Reform priorities for India
- Integrate VET early and create pathways: Implement NEP 2020 school integration. Fast-track the National Credit Framework with recognised certifications and progression routes.
- Raise training quality and capacity: Align courses with local demand via market assessments. Expand NSTIs, hire instructors, and strengthen ITI gradingwith trainee feedback.
- Build strong partnerships with industry: Scale the Private Training Partner model. Engage MSMEs and use CSR funding.
Financing and current schemes—what’s missing
- Invest more and link funding to performance: India spends ~3% on VET vs 10–13% in Germany, Singapore, Canada. Improve viability via lower per-student costs, revenue autonomy, and performance-linked funding.
- Scheme design focused on jobs, not skills: ELI Part A gives up to ₹15,000 to first-time EPFO-registered workers. ELI Part B pays employers ₹3,000/month per new hire. Both promote formalisation but lack skilling components.

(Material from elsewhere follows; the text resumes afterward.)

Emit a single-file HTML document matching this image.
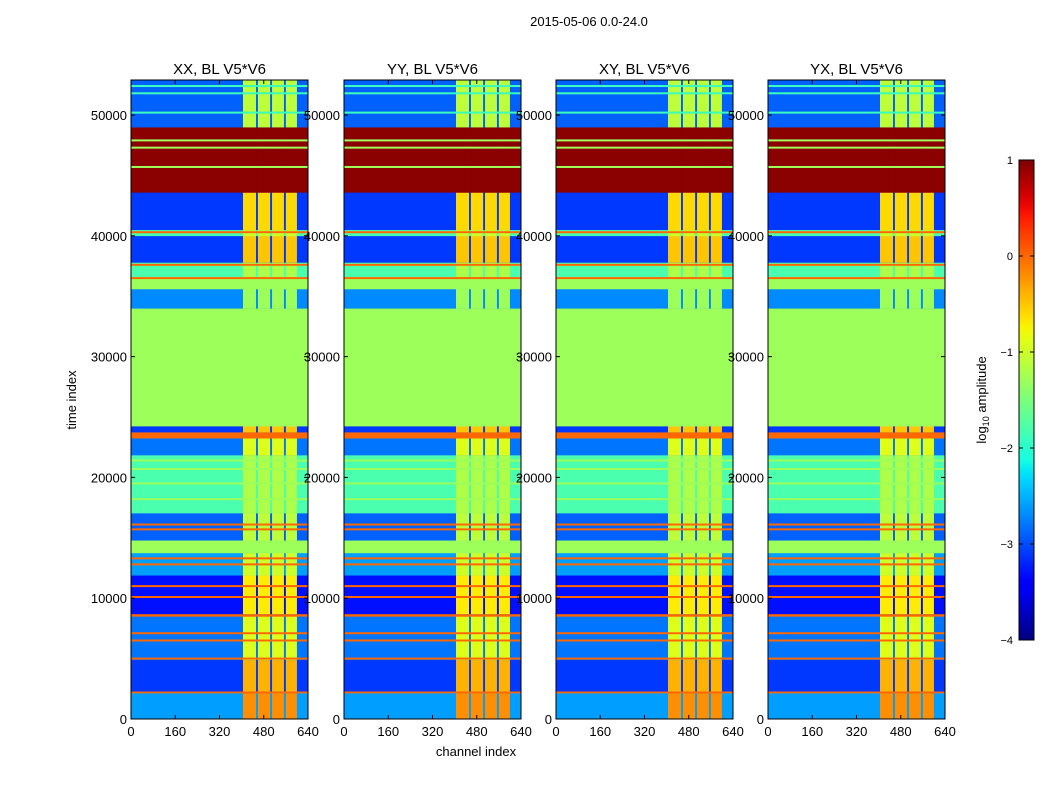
<!DOCTYPE html>
<html><head><meta charset="utf-8">
<style>
body{margin:0;background:#fff;}
svg text{font-family:"Liberation Sans",sans-serif;fill:#000;}
</style></head>
<body>
<svg id="fig" width="1050" height="800" viewBox="0 0 1050 800" xmlns="http://www.w3.org/2000/svg">
<rect width="1050" height="800" fill="#fff"/>
<text x="589" y="26" font-size="13" text-anchor="middle">2015-05-06 0.0-24.0</text>
<text x="0" y="0" font-size="13" text-anchor="middle" transform="translate(76,400) rotate(-90)">time index</text>
<text x="476" y="756" font-size="13" text-anchor="middle">channel index</text>
<g id="panels"></g>
<g id="cbar"></g>
</svg>
<script>
const titles=["XX, BL V5*V6","YY, BL V5*V6","XY, BL V5*V6","YX, BL V5*V6"];
const xTicks=[0,160,320,480,640];
const yTicks=[0,10000,20000,30000,40000,50000];
// time bands: start, end (time index), background log amplitude, channel-column log amplitude
const bandStart=[0,2150,2300,4900,8500,8700,11900,13750,14800,17050,21850,23250,23750,24250,34000,35600,36600,37800,40000,40500,43600,49000];
const bandEnd=[2150,2300,4900,8500,8700,11900,13750,14800,17050,21850,23250,23750,24250,34000,35600,36600,37800,40000,40500,43600,49000,52900];
const bandBg=[-2.6,0.0,-3.1,-2.8,0.0,-3.3,-2.6,-1.3,-2.9,-1.8,-2.8,0.0,-3.1,-1.3,-2.7,-1.3,-1.8,-3.1,-1.8,-3.1,0.95,-2.9];
const bandCol=[-0.2,0.0,-0.4,-0.9,0.0,-0.7,-1.0,-1.3,-1.1,-1.2,-0.9,0.0,-0.5,-1.3,-1.3,-1.3,-1.2,-0.5,-1.0,-0.6,0.95,-1.1];
// thin horizontal lines: time, value
const lineT=[5000,6500,7100,10100,11000,12800,13300,15700,16100,18200,19500,20700,21400,36500,37600,40300,45700,47300,47900,50200,51800,52400];
const lineV=[0.0,0.0,0.0,0.0,0.0,0.0,0.0,0.0,0.0,-1.3,-1.3,-1.3,-1.3,0.0,0.0,0.0,-1.3,-1.3,-1.3,-1.9,-1.9,-1.9];
// channel columns with strong signal
const colStart=[405,459,510,560];
const colEnd=[452,503,553,600];
const panelX=[131,344,556,768];
const W=177,Y0=80,Y1=719,TMAX=52900,CMAX=640;
function interp(n,pts){for(let i=1;i<pts.length;i++){if(n<=pts[i][0]){const a=pts[i-1],b=pts[i];return a[1]+(b[1]-a[1])*(n-a[0])/(b[0]-a[0]);}}return pts[pts.length-1][1];}
function jet(v){const n=Math.max(0,Math.min(1,(v+4)/5));
 const r=interp(n,[[0,0],[0.35,0],[0.66,1],[0.89,1],[1,0.5]]);
 const g=interp(n,[[0,0],[0.125,0],[0.375,1],[0.64,1],[0.91,0],[1,0]]);
 const b=interp(n,[[0,0.5],[0.11,1],[0.34,1],[0.65,0],[1,0]]);
 return `rgb(${Math.round(r*255)},${Math.round(g*255)},${Math.round(b*255)})`;}
const NS="http://www.w3.org/2000/svg";
function el(tag,attrs,parent){const e=document.createElementNS(NS,tag);for(const k in attrs)e.setAttribute(k,attrs[k]);parent.appendChild(e);return e;}
const root=document.getElementById('panels');
panelX.forEach((px,pi)=>{
 const xs=c=>px+c/CMAX*W, ys=t=>Y1-t/TMAX*(Y1-Y0);
 const g=el('g',{},root);
 
 
 for(let i=0;i<bandStart.length;i++){
  const y=ys(bandEnd[i]),h=ys(bandStart[i])-y;
  const r=el('rect',{x:px,y:y,width:W,height:h+0.3,fill:jet(bandBg[i])},g);
  
  
  for(let j=0;j<colStart.length;j++){
   const c=el('rect',{x:xs(colStart[j]),y:y,width:xs(colEnd[j])-xs(colStart[j]),height:h+0.3,fill:jet(bandCol[i])},g);
   
   
  }
 }
 for(let i=0;i<lineT.length;i++){
  const l=el('rect',{x:px,y:ys(lineT[i])-1,width:W,height:2,fill:jet(lineV[i])},g);
  
  
 }
 const fr=el('rect',{x:px,y:Y0,width:W,height:Y1-Y0,fill:'none',stroke:'#000','stroke-width':1},g);
 
 
 const tt=el('text',{x:px+W/2,y:74,'font-size':15,'text-anchor':'middle'},g);tt.textContent=titles[pi];
 
 
 xTicks.forEach(v=>{const x=xs(v);
  el('line',{x1:x,x2:x,y1:Y1,y2:Y1-4,stroke:'#000'},g);el('line',{x1:x,x2:x,y1:Y0,y2:Y0+4,stroke:'#000'},g);
  const t=el('text',{x:x,y:Y1+17,'font-size':13,'text-anchor':'middle'},g);t.textContent=v;
  
  });
 yTicks.forEach(v=>{const y=ys(v);
  el('line',{x1:px,x2:px+4,y1:y,y2:y,stroke:'#000'},g);el('line',{x1:px+W,x2:px+W-4,y1:y,y2:y,stroke:'#000'},g);
  const t=el('text',{x:px-4,y:y+5,'font-size':13,'text-anchor':'end'},g);t.textContent=v;
  
  });
});
// colorbar
const cb=document.getElementById('cbar');
const defs=el('defs',{},cb);const lg=el('linearGradient',{id:'jetg',x1:0,y1:1,x2:0,y2:0},defs);
for(let k=0;k<=40;k++){const v=-4+5*k/40;el('stop',{offset:k/40,'stop-color':jet(v)},lg);}
el('rect',{x:1019,y:160,width:15,height:480,fill:'url(#jetg)',stroke:'#000','stroke-width':1},cb);
const cbTicks=[1,0,-1,-2,-3,-4];
cbTicks.forEach(v=>{const y=640-(v+4)/5*480;
 el('line',{x1:1019,x2:1023,y1:y,y2:y,stroke:'#000'},cb);el('line',{x1:1030,x2:1034,y1:y,y2:y,stroke:'#000'},cb);
 const t=el('text',{x:1013,y:y+4,'font-size':11,'text-anchor':'end'},cb);t.textContent=v<0?'\u2212'+(-v):v;
 
 });
const cl=el('text',{'font-size':13,'text-anchor':'middle',transform:'translate(986,400) rotate(-90)'},cb);


cl.innerHTML='log<tspan font-size="9" dy="3">10</tspan><tspan dy="-3"> amplitude</tspan>';
</script>
</body></html>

- Internships and upgrades without clear outcomes: The PM Internship Scheme offers one-year placements but no route to permanent jobs. The ITI Upgradation Initiative modernises 1,000 ITIs with industry partners, not necessarily training quality. These measures tinker at the margins; a system overhaul is essential for VET to become a reliable path to jobs and a Viksit Bharat.
Question for practice:
Examine the reasons for low VET uptake and employment in India and the reforms proposed to improve outcomes.